Claro que tanta duda sobre tanto crímenes despertó hasta al propio Scotland Yard, que empezó a hacer una serie de investigaciones que no llevaban a ningún lado, pero se apuró a aventurar que “los victimarios tienen que haber sacado las ideas a algún lado.”

Claro que para que esto dejara de ser una cosa de los diarios y de organismos estatales sin mucho aval más que el de sugerir, había que pasar una ley. Y ahí fue cuando el Parlamento pidió pruebas concretas de que todo esto existía y que pasaba por las películas.

Se hicieron varios estudios, pero ninguno pudo arribar a una conclusión medianamente concreta: sí a los jóvenes les gustaban las películas de terror. No, no necesariamente salían a matar y cometer atrocidades por eso.

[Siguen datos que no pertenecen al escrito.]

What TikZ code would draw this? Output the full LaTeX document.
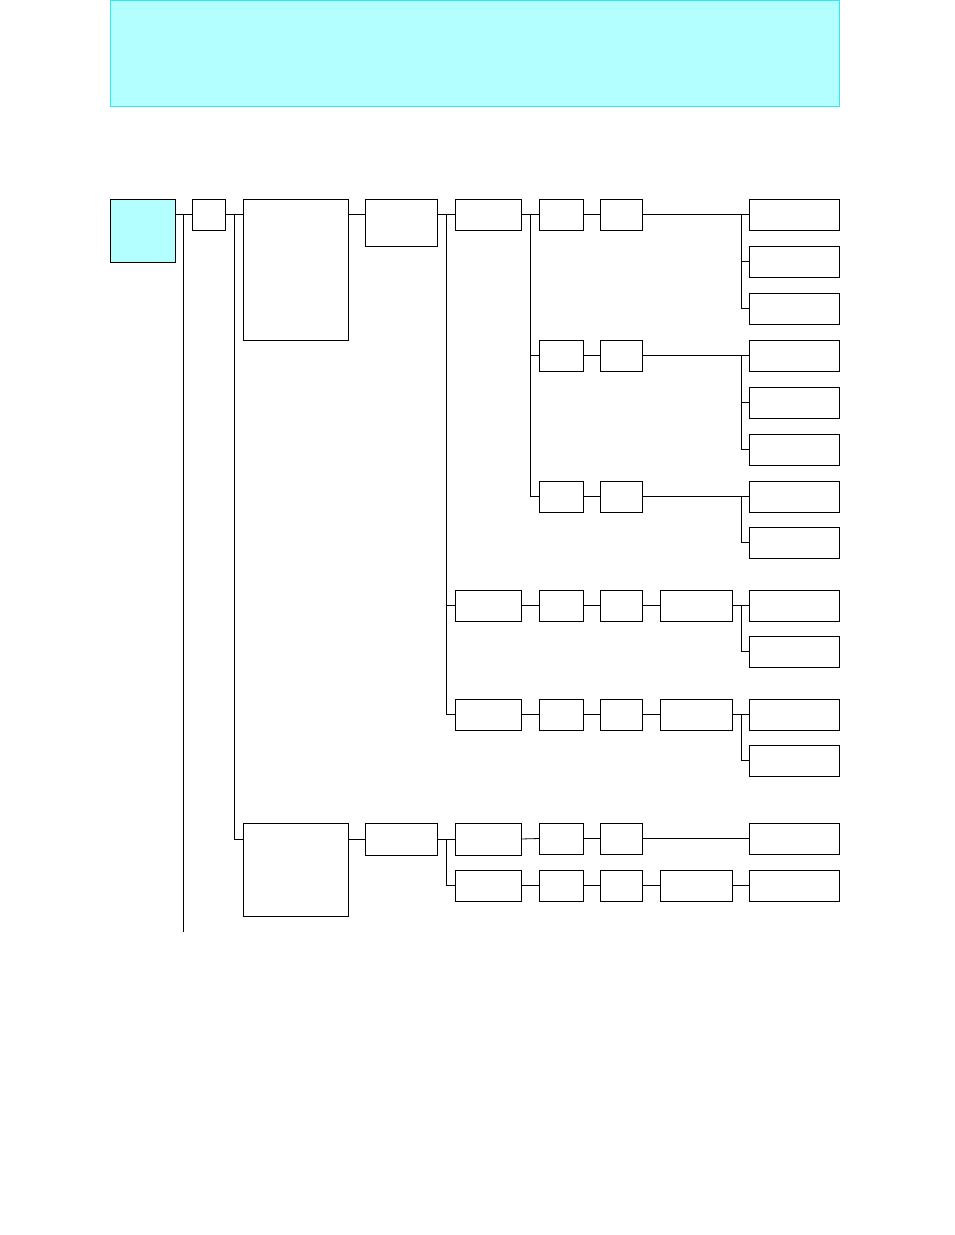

La cosa fue perdiendo el interés del público, que en definitiva era el que compraba los diarios, y las películas eventualmente fueron aprobadas: algunas con cortes de incluso segundos y tan tarde como en la década del 2000.

Quizás la mejor lección que nos deberíamos llevar de esto es descreer un poco de los medios de comunicación y tratar de entender cuál es su fin ulterior, pero estás leyendo esto y no un diario, así que capaz que esa lección ya está aprendida.